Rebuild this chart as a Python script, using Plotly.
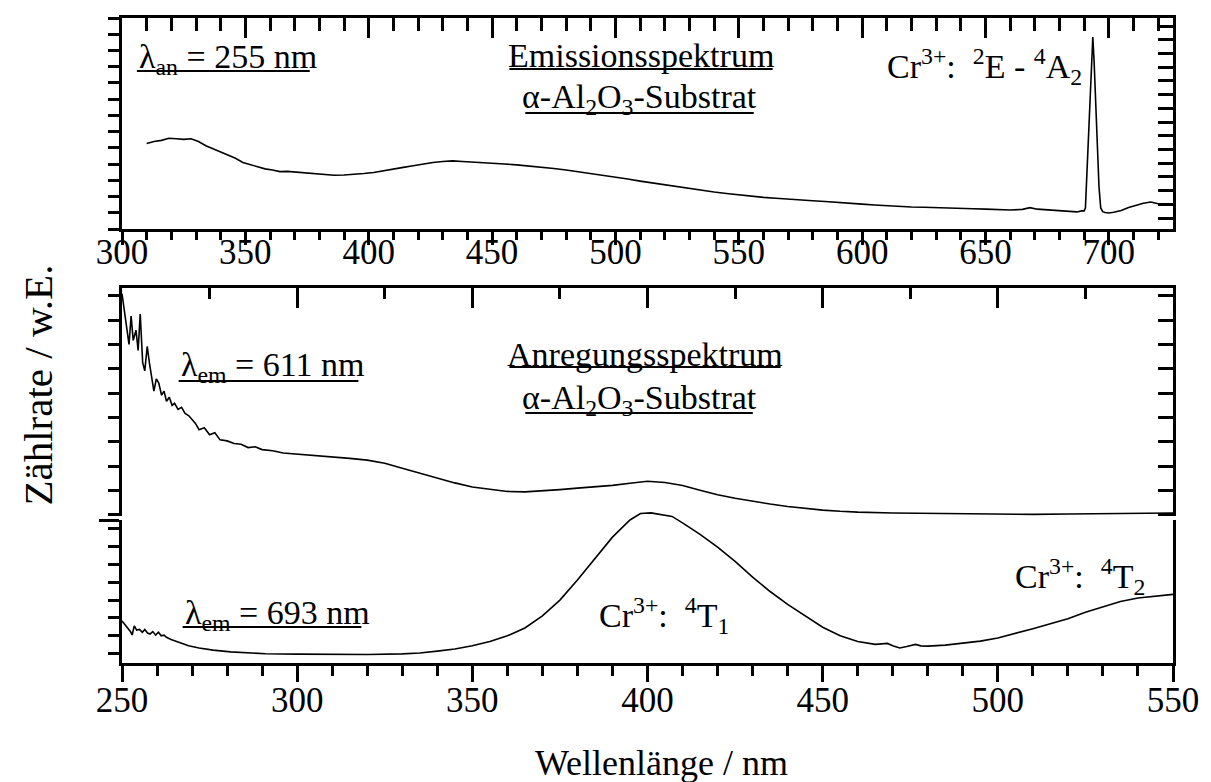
import plotly.graph_objects as go

# ---------------- data (arbitrary units) -------------
em_nm = [310, 313, 316, 319, 322, 325, 328, 331, 334, 337, 340, 343, 346, 349, 352, 355, 358,
         361, 364, 367, 370, 374, 378, 382, 386, 390, 394, 398, 402, 406, 410, 414, 418, 422,
         426, 430, 434, 438, 442, 446, 450, 455, 460, 465, 470, 475, 480, 485, 490, 495, 500,
         505, 510, 515, 520, 525, 530, 535, 540, 545, 550, 555, 560, 565, 570, 575, 580, 585,
         590, 595, 600, 605, 610, 615, 620, 625, 630, 635, 640, 645, 650, 655, 660, 665, 668,
         671, 675, 680, 684, 687, 689, 690, 690.5, 691, 692, 693, 693.5, 694, 695, 696, 696.7,
         697.5, 698.5, 700, 702, 705, 708, 711, 714, 717, 720, 723, 726]
em_val = [40.5, 41.5, 42.0, 43.0, 42.8, 42.5, 42.8, 41.5, 39.5, 38.0, 36.5, 35.0, 33.5, 31.5,
          30.5, 29.5, 28.5, 28.0, 27.2, 27.3, 27.0, 26.6, 26.2, 25.7, 25.5, 25.6, 25.8, 26.3,
          26.8, 27.5, 28.3, 29.2, 30.0, 30.9, 31.5, 32.0, 32.3, 32.0, 31.8, 31.6, 31.3, 30.8,
          30.4, 29.9, 29.3, 28.7, 28.0, 27.2, 26.3, 25.4, 24.6, 23.7, 22.7, 21.8, 20.9, 20.0,
          19.1, 18.3, 17.5, 16.8, 16.1, 15.5, 15.0, 14.6, 14.3, 13.8, 13.4, 13.0, 12.7, 12.2,
          11.8, 11.4, 11.0, 10.6, 10.4, 10.3, 10.2, 10.1, 9.8, 9.6, 9.4, 9.2, 9.0, 9.3, 10.1,
          9.4, 9.0, 8.6, 8.3, 8.1, 8.6, 8.6, 10.0, 24.0, 52.0, 82.0, 91.0, 80.0, 50.0, 20.0,
          10.0, 8.2, 7.8, 7.6, 7.9, 8.8, 10.2, 11.3, 12.2, 12.8, 12.0, 11.6, 11.3]

ex611_nm = [250, 250.7, 251.3, 252, 252.6, 253.2, 254, 254.6, 255.2, 255.9, 256.5, 257.2, 257.9,
            258.5, 259.1, 259.8, 260.5, 261.3, 262, 262.7, 263.5, 264.3, 265, 266, 267, 268,
            269, 270, 271, 272, 273.5, 275, 276.5, 278, 280, 282, 284, 286, 288, 290, 293, 296,
            300, 305, 310, 315, 320, 325, 330, 335, 340, 345, 350, 355, 360, 365, 370, 375, 380,
            385, 390, 395, 400, 405, 410, 415, 420, 425, 430, 435, 440, 445, 450, 455, 460, 470,
            480, 490, 500, 510, 520, 530, 540, 550]
ex611_val = [110, 101, 92, 85, 99, 87, 92, 82, 100, 76, 72, 84, 75, 69, 62, 68, 66, 60, 62, 57, 59,
             55, 56, 53, 54, 51, 50, 48, 46, 43, 44, 40.5, 41.5, 38, 37.5, 36.2, 35.8, 34.2, 34.6,
             33.2, 32.6, 31.5, 31.0, 30.4, 29.6, 28.9, 28.0, 26.5, 24.0, 21.5, 19.0, 16.8, 14.8,
             13.6, 12.6, 12.4, 12.8, 13.5, 14.2, 14.8, 15.6, 16.6, 17.6, 17.0, 15.5, 13.2, 11.0,
             9.2, 7.7, 6.4, 5.2, 4.2, 3.4, 2.8, 2.4, 2.0, 1.8, 1.8, 1.6, 1.3, 1.5, 1.7, 1.9, 2.0]

ex693_nm = [250, 250.8, 251.6, 252.4, 252.9, 253.5, 254.2, 255, 255.8, 256.5, 257.3, 258, 258.8,
            259.6, 260.4, 261.2, 262, 262.7, 264, 265.5, 267, 269, 272, 276, 281, 286, 291, 300,
            310, 320, 330, 335, 340, 345, 350, 355, 360, 365, 370, 375, 380, 385, 390, 395, 398,
            401, 404, 407, 410, 415, 420, 425, 430, 435, 440, 445, 450, 455, 460, 465, 468.5,
            470, 472, 474, 476.5, 478, 480, 485, 490, 495, 500, 505, 510, 515, 520, 525, 530,
            535, 540, 545, 550]
ex693_val = [29.4, 27, 25, 22, 19.6, 26, 23, 23.5, 21.5, 23.5, 21, 20.3, 22, 19.5, 21.5, 19,
             19.5, 18, 16.5, 15, 13.5, 12, 10.5, 9.0, 7.8, 7.0, 6.5, 6.2, 6.0, 5.9, 6.4, 7.0,
             8.3, 9.8, 12.0, 15.0, 19.0, 24.5, 33, 44, 58, 73, 88, 100, 104.5, 105, 103.8,
             102.5, 98, 90, 81, 71, 60, 50, 41, 33, 25, 19, 15, 13, 13.7, 12, 10.5, 11.5, 13,
             12, 11.8, 12.5, 13.7, 15.3, 17.5, 20.5, 24, 27.5, 31, 35.5, 39.5, 43, 45.5, 46.5, 48]

top_range = [300, 726]
low_range = [250, 550]

# ---------------- layout geometry ----------------
W, H = 1211, 782
L, R, T, B = 122, 1180, 18, 663


def X(px):
    return (px - L) / (R - L)


def Y(py):
    return (B - py) / (B - T)


MID_TOP, MID_BOT, BOT_TOP = 288, 516, 520
top_dom = [Y(229), 1.0]
mid_dom = [Y(MID_BOT), Y(MID_TOP)]
bot_dom = [0.0, Y(BOT_TOP)]
mid_range = [(517 - MID_BOT) / 2.03, (517 - MID_TOP) / 2.03]

FONT = "Liberation Serif, Times New Roman, serif"
LW = 3

fig = go.Figure()
line = dict(color="black", width=1.6)
fig.add_trace(go.Scatter(x=em_nm, y=em_val, mode="lines", line=line, xaxis="x", yaxis="y"))
fig.add_trace(go.Scatter(x=ex611_nm, y=ex611_val, mode="lines", line=line, xaxis="x4", yaxis="y2"))
fig.add_trace(go.Scatter(x=ex693_nm, y=ex693_val, mode="lines", line=line, xaxis="x3", yaxis="y7"))
# empty traces so that every frame axis is drawn
for xa, ya in [("x2", "y"), ("x", "y4"), ("x4", "y5"), ("x3", "y3"), ("x3", "y6")]:
    fig.add_trace(go.Scatter(x=[], y=[], xaxis=xa, yaxis=ya, hoverinfo="skip"))

base = dict(showgrid=False, zeroline=False, showline=True, linecolor="black", linewidth=LW,
            tickcolor="black", tickwidth=LW)


def minor(dt, t0, ln, side):
    return dict(dtick=dt, tick0=t0, ticklen=ln, ticks=side, tickwidth=LW, tickcolor="black",
                showgrid=False)


tickfont = dict(family=FONT, size=35, color="black")

fig.update_layout(
    width=W, height=H, margin=dict(l=L, r=W - R, t=T, b=H - B),
    paper_bgcolor="white", plot_bgcolor="white", showlegend=False,
    font=dict(family=FONT, color="black"),
    xaxis=dict(base, domain=[0, 1], anchor="y", range=top_range, tickmode="linear", tick0=300,
               dtick=50, ticks="outside", ticklen=13, minor=minor(10, 300, 8, "outside"),
               tickfont=tickfont, ticklabelstandoff=-23),
    xaxis2=dict(base, overlaying="x", anchor="y", side="top", range=top_range, tickmode="linear",
                tick0=300, dtick=50, ticks="inside", ticklen=20, minor=minor(10, 300, 13, "inside"),
                showticklabels=False),
    yaxis=dict(base, domain=top_dom, anchor="x", range=[0, 100], tickmode="linear", tick0=0,
               dtick=100 / 13, ticks="outside", ticklen=11, showticklabels=False),
    yaxis4=dict(base, overlaying="y", anchor="x", side="right", range=[0, 100], tickmode="linear",
                tick0=5.2, dtick=6.5, ticks="inside", ticklen=15, showticklabels=False),
    xaxis3=dict(base, domain=[0, 1], anchor="y3", range=low_range, tickmode="linear", tick0=250,
                dtick=50, ticks="outside", ticklen=16, minor=minor(10, 250, 10, "outside"),
                tickfont=tickfont, ticklabelstandoff=-12),
    xaxis4=dict(base, domain=[0, 1], anchor="y2", side="top", range=low_range, tickmode="linear",
                tick0=250, dtick=50, ticks="inside", ticklen=20, minor=minor(25, 250, 11, "inside"),
                showticklabels=False),
    yaxis2=dict(base, domain=mid_dom, anchor="x4", range=mid_range, tickmode="linear", tick0=1,
                dtick=12, ticks="outside", ticklen=11, showticklabels=False),
    yaxis5=dict(base, overlaying="y2", anchor="x4", side="right", range=mid_range,
                tickmode="linear", tick0=1, dtick=12, ticks="inside", ticklen=15,
                showticklabels=False),
    yaxis3=dict(base, domain=bot_dom, anchor="x3", range=[0, 100], tickmode="linear", tick0=6.5,
                dtick=12.5, ticks="outside", ticklen=11, showticklabels=False,
                minor=dict(tickvals=[100], ticklen=20, ticks="outside", tickwidth=LW,
                           tickcolor="black")),
    yaxis6=dict(base, overlaying="y3", anchor="x3", side="right", range=[0, 100],
                tickmode="linear", tick0=6.5, dtick=12.5, ticks="inside", ticklen=15,
                showticklabels=False),
    yaxis7=dict(domain=[0, mid_dom[1]], anchor="x3", range=[0, 100 * mid_dom[1] / bot_dom[1]],
                visible=False),
)

afont = dict(family=FONT, size=34, color="black")
NB = "\u00a0"
annots = [
    ("λ<sub>an</sub> = 255 nm", 137, 59, "left"),
    ("Emissionsspektrum", 644, 56, "center"),
    ("α-Al<sub>2</sub>O<sub>3</sub>-Substrat", 643, 99, "center"),
    ("Cr<sup>3+</sup>:" + NB + NB + "<sup>2</sup>E - <sup>4</sup>A<sub>2</sub>", 990, 67, "center"),
    ("λ<sub>em</sub> = 611 nm", 179, 367, "left"),
    ("Anregungsspektrum", 648, 355, "center"),
    ("α-Al<sub>2</sub>O<sub>3</sub>-Substrat", 643, 400, "center"),
    ("λ<sub>em</sub> = 693 nm", 183, 615, "left"),
    ("Cr<sup>3+</sup>:" + NB + NB + "<sup>4</sup>T<sub>1</sub>", 668, 615, "center"),
    ("Cr<sup>3+</sup>:" + NB + NB + "<sup>4</sup>T<sub>2</sub>", 1086, 576, "center"),
]
for txt, px, py, xa in annots:
    fig.add_annotation(text=txt, x=X(px), y=Y(py), xref="paper", yref="paper", xanchor=xa,
                       yanchor="middle", showarrow=False, font=afont)

fig.add_annotation(text="Wellenlänge / nm", x=X(665), y=Y(763), xref="paper", yref="paper",
                   xanchor="center", yanchor="middle", showarrow=False,
                   font=dict(family=FONT, size=36, color="black"))
fig.add_annotation(text="Zählrate / w.E.", x=X(37), y=Y(385), xref="paper", yref="paper",
                   xanchor="center", yanchor="middle", textangle=-90, showarrow=False,
                   font=dict(family=FONT, size=41, color="black"))

# underlines of the labels
for x0, x1, yy in [(137, 311, 71), (512, 777, 69), (528, 758, 113), (179, 360, 381),
                   (512, 785, 367), (528, 757, 413), (183, 363, 627)]:
    fig.add_shape(type="line", xref="paper", yref="paper", x0=X(x0), x1=X(x1), y0=Y(yy),
                  y1=Y(yy), line=dict(color="black", width=2))

fig.write_html("out.html")
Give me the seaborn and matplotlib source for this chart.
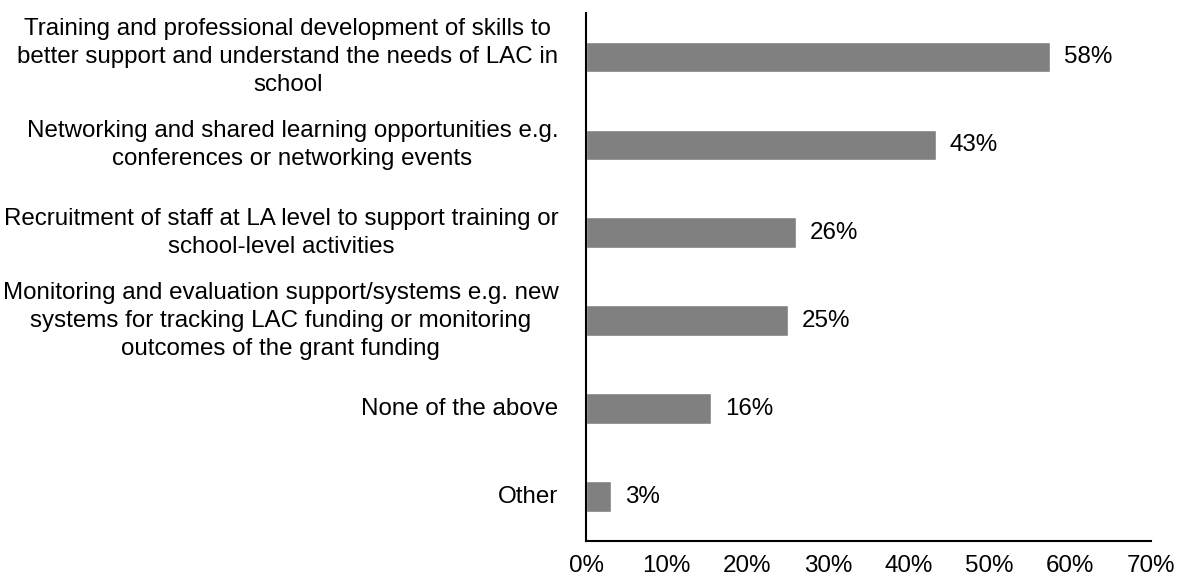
import matplotlib
matplotlib.use("Agg")
import matplotlib.pyplot as plt
import seaborn as sns
import pandas as pd

categories = [
    "Training and professional development of skills to\nbetter support and understand the needs of LAC in\nschool",
    "Networking and shared learning opportunities e.g.\nconferences or networking events",
    "Recruitment of staff at LA level to support training or\nschool-level activities",
    "Monitoring and evaluation support/systems e.g. new\nsystems for tracking LAC funding or monitoring\noutcomes of the grant funding",
    "None of the above",
    "Other",
]
values = [57.5, 43.4, 26.0, 25.0, 15.5, 3.1]
labels = ["58%", "43%", "26%", "25%", "16%", "3%"]
xticks = [0, 10, 20, 30, 40, 50, 60, 70]

df = pd.DataFrame({"category": categories, "value": values})

sns.set_style("white")
plt.rcParams["font.family"] = ["Liberation Sans", "DejaVu Sans"]
plt.rcParams["text.color"] = "black"
plt.rcParams["xtick.color"] = "black"
plt.rcParams["ytick.color"] = "black"

fs = 17.4

fig = plt.figure(figsize=(11.77, 5.79), dpi=100)
ax = fig.add_axes([0.4979, 0.0662, 0.4798, 0.9113])

sns.barplot(data=df, x="value", y="category", orient="h", color="#808080",
            saturation=1, width=0.35, ax=ax)

for i, (v, lab) in enumerate(zip(values, labels)):
    ax.text(v + 1.7, i, lab, va="center", ha="left", fontsize=fs, color="black")

ax.set_xlim(0, 70)
ax.set_ylim(5.5, -0.5)
ax.set_xticks(xticks)
ax.set_xticklabels([f"{t}%" for t in xticks], fontsize=fs)
ax.set_xlabel("")
ax.set_ylabel("")
for t in ax.get_yticklabels():
    t.set_fontsize(fs)
    t.set_color("black")
    t.set_multialignment("center")
    t.set_verticalalignment("center")
    t.set_linespacing(1.36)

ax.tick_params(axis="x", direction="out", length=6, width=1.5, color="black", pad=4)
ax.tick_params(axis="y", length=0, pad=20)
sns.despine(ax=ax, top=True, right=True)
for s in ["left", "bottom"]:
    ax.spines[s].set_color("black")
    ax.spines[s].set_linewidth(1.5)

fig.savefig("out.png", dpi=100)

•••••

## [Instruction]
Repeat word for word the lines above, from the first entry through the line containing "import plotly.graph_objects as go", with both ends kept and the pictures dropped.

## [Expected answer]
Rebuild this chart as a Python script, using Plotly.
import plotly.graph_objects as go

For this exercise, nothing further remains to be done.